I also learned that it's easier to submit selectively, than to submit continually. But it's much more rewarding to submit continually. However, the MOST valuable lesson I learned was that I'm at my best when I'm weak.
You see my sweet little first born daughter walked up to me and said "mommy I'm sorry." I stopped my cleaning, looked at her confused, and asked for what? Her response? "For being bad to my sister." I asked her when had been she bad to her sister, because the poor "victim" was actually taking a nap. She began to tell me that last night she was being mean to her sister, she told me that they had been fighting and that daddy had to correct them. She told me she was so sorry, and that she didn't want me to be mad. I had no idea what she was talking about.
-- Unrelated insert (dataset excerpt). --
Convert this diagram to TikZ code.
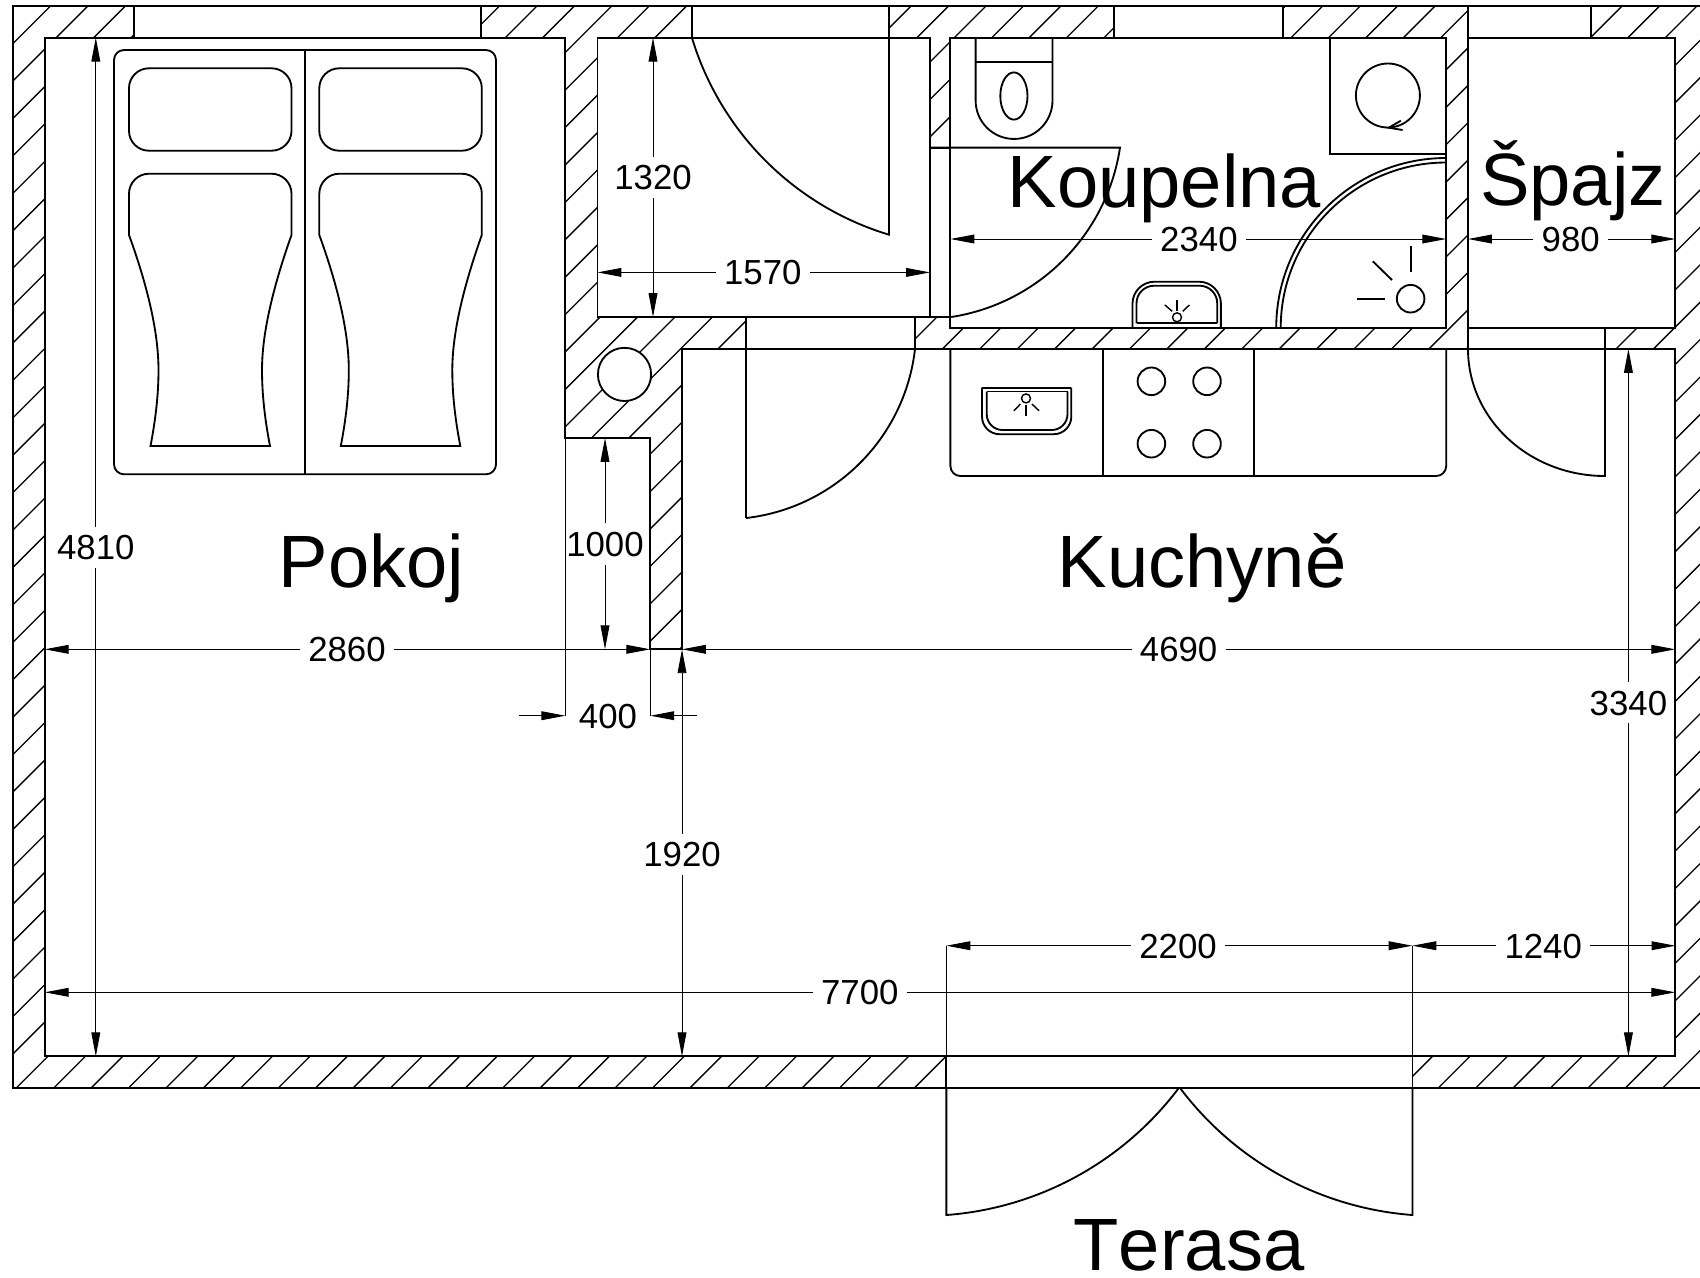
\documentclass[tikz,border=0pt]{standalone}
\usepackage{fontspec}
\setmainfont[Kerning=Off]{Liberation Sans}
\usetikzlibrary{arrows.meta}

\begin{document}
\begin{tikzpicture}[x=0.2mm,y=-0.2mm,line join=miter]
\useasboundingbox (0,0) rectangle (1700,1277);
\tikzset{stena/.style={
           line width=1.05pt,
           }
           }
\tikzset{tenka/.style={
           line width=0.55pt,
           color=black,
           }
           }
\tikzset{pil/.style={
           tenka,
           -{Triangle[length=13.6pt,width=5pt]},
           }
           }
\tikzset{kota/.style={
           font=\fontsize{19.8}{20}\selectfont,
           inner xsep=4.5pt,
           inner ysep=4.5pt,
           text height=14.2pt,
           text depth=0pt,
           }
           }
\tikzset{mistnost/.style={
           font=\fontsize{42.2}{43}\selectfont,
           anchor=base,
           inner sep=0pt,
           }
           }
%==========================================
% hatching of the walls
\begin{scope}
\clip (13,6) rectangle (1710,1088);
\foreach \k in {0,...,75}
  \draw[line width=0.75pt] ({56.5+37.42*\k},0) -- (0,{56.5+37.42*\k});
\end{scope}
\draw[stena] (13,6) rectangle (1710,1088);
%==========================================
% rooms
\draw[stena,fill=white] (44.8,37.7) -- (565.3,37.7) -- (565.3,438) -- (650.3,438) -- (650.3,649.3)
  -- (682,649.3) -- (682,349) -- (1675.3,349) -- (1675.3,1056.3) -- (44.8,1056.3) -- cycle;
\draw[stena,fill=white] (597.5,37.7) rectangle (930,317);
\draw[stena,fill=white] (950.4,37.7) rectangle (1446.2,328);
\draw[stena,fill=white] (1468,37.7) rectangle (1675.3,328);
% windows and openings
\draw[stena,fill=white] (133.6,6) rectangle (481,37.7);
\draw[stena,fill=white] (692,6) rectangle (889,37.7);
\draw[stena,fill=white] (1113.8,6) rectangle (1283.4,37.7);
\draw[stena,fill=white] (1468,6) rectangle (1590.6,37.7);
\draw[stena,fill=white] (930,148) rectangle (950.4,317);
\draw[stena,fill=white] (745.6,317) rectangle (914.8,349);
\draw[stena,fill=white] (1468,328) rectangle (1605,349);
\draw[stena,fill=white] (946.4,1056.3) rectangle (1412.4,1088);
% pipe
\draw[stena,fill=white] (624.5,374.4) circle (26.6);
%==========================================
% doors
\draw[stena] (889,37.7) -- (889,234.7) arc[start angle=106.8,end angle=163.2,radius=295];
\draw[stena] (930,147.6) -- (1120,147.6) arc[start angle=8.6,end angle=81.2,radius=202];
\draw[stena] (745.6,349) -- (745.6,518.2);
\draw[stena] (915,349) arc[start angle=6.5,end angle=83.5,radius=192];
\draw[stena] (1468,349) arc[start angle=180,end angle=90,x radius=137,y radius=127] -- (1605,349);
\draw[stena] (946.4,1088) -- (946.4,1215) arc[start angle=85.7,end angle=37.1,radius=321];
\draw[stena] (1412.4,1088) -- (1412.4,1215) arc[start angle=94.3,end angle=142.9,radius=321];
%==========================================
% bed
\draw[stena,rounded corners=5.7pt] (114,50) rectangle (496,474.3);
\draw[stena] (305.2,50) -- (305.2,474.3);
\foreach \dx in {0,190.3}{
\begin{scope}[shift={(\dx,0)}]
\draw[stena,rounded corners=11.3pt] (129,68.3) rectangle (291.5,150.7);
\draw[stena] (129,235) -- (129,193.7) arc[start angle=180,end angle=270,radius=20]
  -- (271.5,173.7) arc[start angle=270,end angle=360,radius=20] -- (291.5,235)
  .. controls (272,290) and (262,335) .. (262,370)
  .. controls (262,395) and (265,420) .. (270,446)
  -- (150.5,446)
  .. controls (155.5,420) and (158.5,395) .. (158.5,370)
  .. controls (158.5,335) and (149,290) .. (129,235) -- cycle;
\end{scope}
}
%==========================================
% bathroom
\draw[stena] (975.6,37.7) -- (975.6,100.5) arc[start angle=180,end angle=0,radius=38.45] -- (1052.5,37.7);
\draw[stena] (975.6,61.6) -- (1052.5,61.6);
\draw[stena] (1013.9,96) ellipse [x radius=13.6,y radius=23.6];
\draw[stena] (1329.6,37.7) -- (1329.6,154) -- (1446.2,154);
\draw[stena] (1387.9,95.5) circle (32);
\draw[stena] (1400.8,120.7) -- (1388.8,127.7) -- (1402.6,130);
\draw[stena] (1276.2,328) arc[start angle=180,end angle=270,radius=170];
\draw[stena] (1280.7,328) arc[start angle=180,end angle=270,radius=165.5];
\draw[stena] (1410.6,298.7) circle (13.8);
\draw[stena] (1410.6,245.7) -- (1410.6,272);
\draw[stena] (1372.8,261.3) -- (1392,280);
\draw[stena] (1357.2,298.7) -- (1384.5,298.7);
\draw[stena,rounded corners=12.5pt] (1132.5,328) -- (1132.5,281.7) -- (1220.9,281.7) -- (1220.9,328);
\draw[stena,rounded corners=10pt] (1136.5,323.3) -- (1136.5,285.7) -- (1217.2,285.7) -- (1217.2,323.3);
\draw[stena] (1136.5,323.3) -- (1217.2,323.3);
\draw[tenka,line width=0.8pt] (1177,317.3) circle (4.5);
\draw[tenka,line width=0.8pt] (1177,300) -- (1177,310.7);
\draw[tenka,line width=0.8pt] (1164.9,305) -- (1172.2,311.3);
\draw[tenka,line width=0.8pt] (1189.3,305) -- (1182.7,311.3);
%==========================================
% kitchen
\draw[stena,rounded corners=5.7pt] (950.4,349) -- (950.4,476) -- (1446.2,476) -- (1446.2,349);
\draw[stena] (1102.7,349) -- (1102.7,476);
\draw[stena] (1254.3,349) -- (1254.3,476);
\foreach \bx in {1151.4,1207}
  \foreach \by in {381.3,443.7}
    \draw[stena] (\bx,\by) circle (13.8);
\draw[stena,rounded corners=10pt] (982,387.7) -- (982,434.2) -- (1071.3,434.2) -- (1071.3,387.7);
\draw[stena] (982,387.7) -- (1071.3,387.7);
\draw[stena,rounded corners=9pt] (986.7,391.5) -- (986.7,430) -- (1067.5,430) -- (1067.5,391.5);
\draw[stena] (986.7,391.5) -- (1067.5,391.5);
\draw[tenka,line width=0.8pt] (1026,398.4) circle (4.5);
\draw[tenka,line width=0.8pt] (1026,404.6) -- (1026,416);
\draw[tenka,line width=0.8pt] (1020.4,404) -- (1013.9,410.8);
\draw[tenka,line width=0.8pt] (1031.9,404) -- (1039.1,410.8);
%==========================================
% dimensions
\draw[tenka] (565.3,438) -- (565.3,715.7);
\draw[tenka] (650.3,649.3) -- (650.3,715.7);
\draw[tenka] (946.4,945.7) -- (946.4,1056.3);
\draw[tenka] (1412.4,945.7) -- (1412.4,1056.3);
\foreach \name/\xa/\ya/\xb/\yb/\xt/\yt in {
  4810/95.8/37.7/95.8/1056.3/95.8/547.5,
  1320/653/37.7/653/317/653/177.5,
  1570/597.5/272.4/930/272.4/762.8/272.4,
  2340/950.4/239/1446.2/239/1198.9/239,
  980/1468/239/1675.3/239/1570.7/239,
  1000/605/438/605/649.3/605/544,
  2860/44.8/649.3/650.3/649.3/347/649.3,
  4690/682/649.3/1675.3/649.3/1178.6/649.3,
  1920/682/649.3/682/1056.3/682/854.3,
  3340/1628.4/349/1628.4/1056.3/1628.4/702.6,
  7700/44.8/992.3/1675.3/992.3/859.8/992.3,
  2200/946.4/945.7/1412.4/945.7/1178/945.7,
  1240/1412.4/945.7/1675.4/945.7/1543.2/945.7}{
  \coordinate (a\name) at (\xa,\ya);
  \coordinate (b\name) at (\xb,\yb);
  \node[kota] (t\name) at (\xt,\yt) {\name};
  \draw[pil] (t\name) -- (a\name);
  \draw[pil] (t\name) -- (b\name);
}
\coordinate (a400) at (519,715.7);
\coordinate (c400) at (565.3,715.7);
\coordinate (b400) at (696.7,715.7);
\coordinate (d400) at (650.3,715.7);
\node[kota] (t400) at (608,716.5) {400};
\draw[pil] (a400) -- (c400);
\draw[pil] (b400) -- (d400);
%==========================================
\node[mistnost] (pokoj) at (371.5,587.6) {Pokoj};
\node[mistnost] (kuchyne) at (1202,587.6) {Kuchyně};
\node[mistnost] (koupelna) at (1164.5,207.6) {Koupelna};
\node[mistnost] (spajz) at (1573,205.7) {Špajz};
\node[mistnost] (terasa) at (1189,1270) {Terasa};
\end{tikzpicture}
\end{document}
But I listened and I explained to her what repentance was. I told her that she needed to talk to God and ask Him to help her to not be mean to her sister anymore. Right there in the kitchen as I listened to my little girl pray for the Lord to help her, and to forgive her, my heart broke. I was reminded in that little kitchen that I am an awful mother. I will fail my precious children many times. But on those occasions when I am no good to anyone, Jesus will be all that they need. I can't be all things, I can't do all things, but I know who can.
I can tell my children to behave, I can encourage them to love each other. But until it becomes real to them and they decide to do it from their hearts, it's just for show. I can't make that change in their hearts. I am completely at a loss in that area. But Jesus can. He can make their hearts tender, and the more I give them Jesus the more He can do in their lives. Today I learned to delight in this weakness, because if I think I can do it all on my own, God will let me try and I'll fail miserably. But if I can recognize where I fall short and fill in the gaps with Him, then the sky is the limit to what can happen in my children's lives.
But he said to me, “My grace is sufficient for you, for my power is made perfect in weakness.” Therefore I will boast all the more gladly about my weaknesses, so that Christ’s power may rest on me. That is why, for Christ’s sake, I delight in weaknesses, in insults, in hardships, in persecutions, in difficulties. For when I am weak, then I am strong.